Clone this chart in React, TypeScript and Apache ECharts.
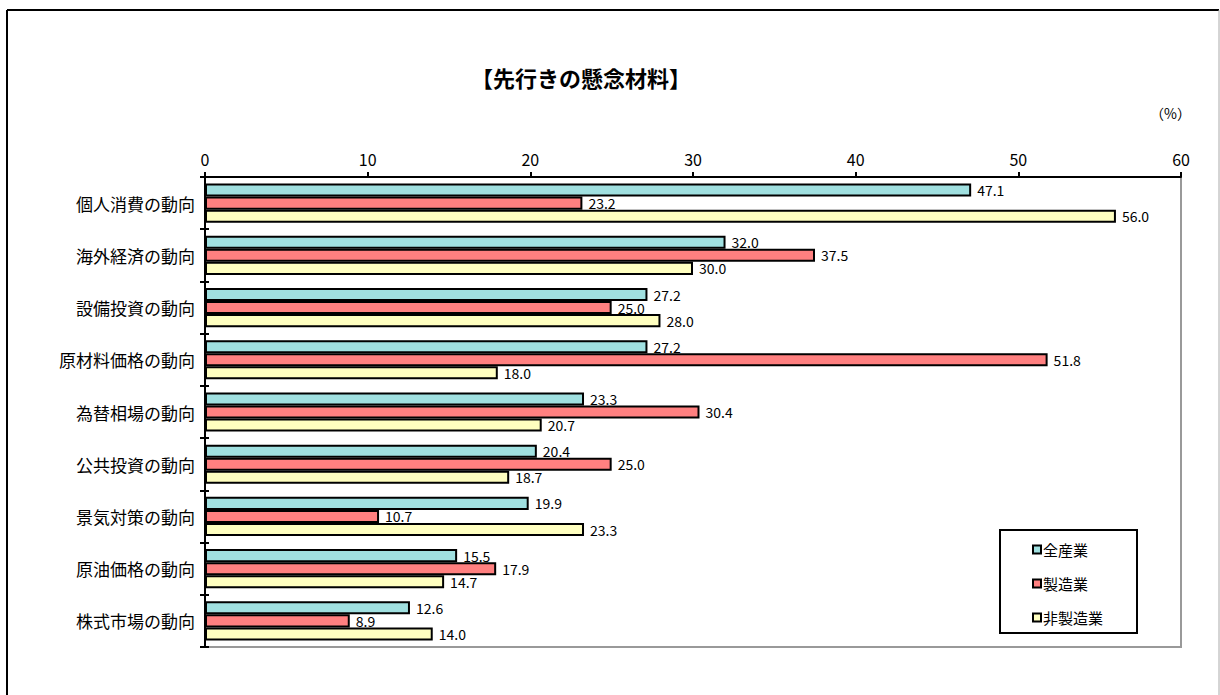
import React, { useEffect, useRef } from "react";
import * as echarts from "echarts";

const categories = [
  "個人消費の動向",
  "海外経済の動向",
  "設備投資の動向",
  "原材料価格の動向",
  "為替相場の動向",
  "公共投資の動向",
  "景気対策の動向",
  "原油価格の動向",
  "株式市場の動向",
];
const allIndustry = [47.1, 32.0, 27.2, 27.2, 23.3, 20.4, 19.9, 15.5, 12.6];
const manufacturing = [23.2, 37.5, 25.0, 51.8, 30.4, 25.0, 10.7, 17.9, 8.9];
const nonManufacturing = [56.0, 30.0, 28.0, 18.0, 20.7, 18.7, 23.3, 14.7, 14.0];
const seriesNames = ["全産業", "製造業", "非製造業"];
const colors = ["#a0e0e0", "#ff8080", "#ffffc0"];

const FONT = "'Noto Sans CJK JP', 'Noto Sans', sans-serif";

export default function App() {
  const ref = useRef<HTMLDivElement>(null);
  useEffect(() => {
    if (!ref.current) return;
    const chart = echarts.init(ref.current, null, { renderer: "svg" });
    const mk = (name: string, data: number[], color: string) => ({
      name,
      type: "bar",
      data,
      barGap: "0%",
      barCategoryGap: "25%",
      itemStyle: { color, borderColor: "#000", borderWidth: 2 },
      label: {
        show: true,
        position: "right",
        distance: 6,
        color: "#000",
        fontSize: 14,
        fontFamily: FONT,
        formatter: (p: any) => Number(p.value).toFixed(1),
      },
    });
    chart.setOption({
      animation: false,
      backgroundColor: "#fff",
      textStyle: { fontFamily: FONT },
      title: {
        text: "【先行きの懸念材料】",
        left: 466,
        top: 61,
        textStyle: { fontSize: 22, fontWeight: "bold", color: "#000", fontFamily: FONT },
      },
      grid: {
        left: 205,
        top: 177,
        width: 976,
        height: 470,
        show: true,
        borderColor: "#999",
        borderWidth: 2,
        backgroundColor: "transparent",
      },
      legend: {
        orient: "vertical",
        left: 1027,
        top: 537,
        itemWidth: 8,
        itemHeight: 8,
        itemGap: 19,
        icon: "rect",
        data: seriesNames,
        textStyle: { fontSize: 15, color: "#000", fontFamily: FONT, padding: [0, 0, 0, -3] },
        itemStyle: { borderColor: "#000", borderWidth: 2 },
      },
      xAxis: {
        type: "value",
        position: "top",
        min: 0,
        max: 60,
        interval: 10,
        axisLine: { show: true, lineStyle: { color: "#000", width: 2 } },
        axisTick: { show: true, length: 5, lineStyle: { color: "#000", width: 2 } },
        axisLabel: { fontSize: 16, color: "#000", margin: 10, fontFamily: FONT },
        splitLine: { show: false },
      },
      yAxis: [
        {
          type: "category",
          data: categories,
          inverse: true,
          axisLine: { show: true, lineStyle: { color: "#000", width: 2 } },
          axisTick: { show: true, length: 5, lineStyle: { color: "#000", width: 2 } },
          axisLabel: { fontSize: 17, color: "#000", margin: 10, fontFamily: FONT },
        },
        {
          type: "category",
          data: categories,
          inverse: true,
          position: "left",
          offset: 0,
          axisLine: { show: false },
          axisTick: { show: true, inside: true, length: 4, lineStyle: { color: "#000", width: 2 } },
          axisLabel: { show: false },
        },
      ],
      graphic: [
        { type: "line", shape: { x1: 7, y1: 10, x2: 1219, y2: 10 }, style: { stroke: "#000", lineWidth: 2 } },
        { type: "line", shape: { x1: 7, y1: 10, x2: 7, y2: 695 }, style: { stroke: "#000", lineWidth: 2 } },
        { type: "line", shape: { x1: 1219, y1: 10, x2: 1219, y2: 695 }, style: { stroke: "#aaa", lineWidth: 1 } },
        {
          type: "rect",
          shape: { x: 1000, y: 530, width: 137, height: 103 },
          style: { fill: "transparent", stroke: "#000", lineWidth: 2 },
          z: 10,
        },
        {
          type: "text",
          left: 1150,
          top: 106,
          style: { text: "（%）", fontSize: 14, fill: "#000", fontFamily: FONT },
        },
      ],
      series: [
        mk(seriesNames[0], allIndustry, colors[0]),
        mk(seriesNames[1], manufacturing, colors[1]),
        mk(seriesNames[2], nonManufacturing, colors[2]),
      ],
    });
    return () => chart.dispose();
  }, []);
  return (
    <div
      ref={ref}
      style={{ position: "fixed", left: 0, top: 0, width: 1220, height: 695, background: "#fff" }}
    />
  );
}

──────

» AIM
Restate the data above word for word. Do not include the images.

» IN RESPONSE
Clone this chart in React, TypeScript and Apache ECharts.
import React, { useEffect, useRef } from "react";
import * as echarts from "echarts";

const categories = [
  "個人消費の動向",
  "海外経済の動向",
  "設備投資の動向",
  "原材料価格の動向",
  "為替相場の動向",
  "公共投資の動向",
  "景気対策の動向",
  "原油価格の動向",
  "株式市場の動向",
];
const allIndustry = [47.1, 32.0, 27.2, 27.2, 23.3, 20.4, 19.9, 15.5, 12.6];
const manufacturing = [23.2, 37.5, 25.0, 51.8, 30.4, 25.0, 10.7, 17.9, 8.9];
const nonManufacturing = [56.0, 30.0, 28.0, 18.0, 20.7, 18.7, 23.3, 14.7, 14.0];
const seriesNames = ["全産業", "製造業", "非製造業"];
const colors = ["#a0e0e0", "#ff8080", "#ffffc0"];

const FONT = "'Noto Sans CJK JP', 'Noto Sans', sans-serif";

export default function App() {
  const ref = useRef<HTMLDivElement>(null);
  useEffect(() => {
    if (!ref.current) return;
    const chart = echarts.init(ref.current, null, { renderer: "svg" });
    const mk = (name: string, data: number[], color: string) => ({
      name,
      type: "bar",
      data,
      barGap: "0%",
      barCategoryGap: "25%",
      itemStyle: { color, borderColor: "#000", borderWidth: 2 },
      label: {
        show: true,
        position: "right",
        distance: 6,
        color: "#000",
        fontSize: 14,
        fontFamily: FONT,
        formatter: (p: any) => Number(p.value).toFixed(1),
      },
    });
    chart.setOption({
      animation: false,
      backgroundColor: "#fff",
      textStyle: { fontFamily: FONT },
      title: {
        text: "【先行きの懸念材料】",
        left: 466,
        top: 61,
        textStyle: { fontSize: 22, fontWeight: "bold", color: "#000", fontFamily: FONT },
      },
      grid: {
        left: 205,
        top: 177,
        width: 976,
        height: 470,
        show: true,
        borderColor: "#999",
        borderWidth: 2,
        backgroundColor: "transparent",
      },
      legend: {
        orient: "vertical",
        left: 1027,
        top: 537,
        itemWidth: 8,
        itemHeight: 8,
        itemGap: 19,
        icon: "rect",
        data: seriesNames,
        textStyle: { fontSize: 15, color: "#000", fontFamily: FONT, padding: [0, 0, 0, -3] },
        itemStyle: { borderColor: "#000", borderWidth: 2 },
      },
      xAxis: {
        type: "value",
        position: "top",
        min: 0,
        max: 60,
        interval: 10,
        axisLine: { show: true, lineStyle: { color: "#000", width: 2 } },
        axisTick: { show: true, length: 5, lineStyle: { color: "#000", width: 2 } },
        axisLabel: { fontSize: 16, color: "#000", margin: 10, fontFamily: FONT },
        splitLine: { show: false },
      },
      yAxis: [
        {
          type: "category",
          data: categories,
          inverse: true,
          axisLine: { show: true, lineStyle: { color: "#000", width: 2 } },
          axisTick: { show: true, length: 5, lineStyle: { color: "#000", width: 2 } },
          axisLabel: { fontSize: 17, color: "#000", margin: 10, fontFamily: FONT },
        },
        {
          type: "category",
          data: categories,
          inverse: true,
          position: "left",
          offset: 0,
          axisLine: { show: false },
          axisTick: { show: true, inside: true, length: 4, lineStyle: { color: "#000", width: 2 } },
          axisLabel: { show: false },
        },
      ],
      graphic: [
        { type: "line", shape: { x1: 7, y1: 10, x2: 1219, y2: 10 }, style: { stroke: "#000", lineWidth: 2 } },
        { type: "line", shape: { x1: 7, y1: 10, x2: 7, y2: 695 }, style: { stroke: "#000", lineWidth: 2 } },
        { type: "line", shape: { x1: 1219, y1: 10, x2: 1219, y2: 695 }, style: { stroke: "#aaa", lineWidth: 1 } },
        {
          type: "rect",
          shape: { x: 1000, y: 530, width: 137, height: 103 },
          style: { fill: "transparent", stroke: "#000", lineWidth: 2 },
          z: 10,
        },
        {
          type: "text",
          left: 1150,
          top: 106,
          style: { text: "（%）", fontSize: 14, fill: "#000", fontFamily: FONT },
        },
      ],
      series: [
        mk(seriesNames[0], allIndustry, colors[0]),
        mk(seriesNames[1], manufacturing, colors[1]),
        mk(seriesNames[2], nonManufacturing, colors[2]),
      ],
    });
    return () => chart.dispose();
  }, []);
  return (
    <div
      ref={ref}
      style={{ position: "fixed", left: 0, top: 0, width: 1220, height: 695, background: "#fff" }}
    />
  );
}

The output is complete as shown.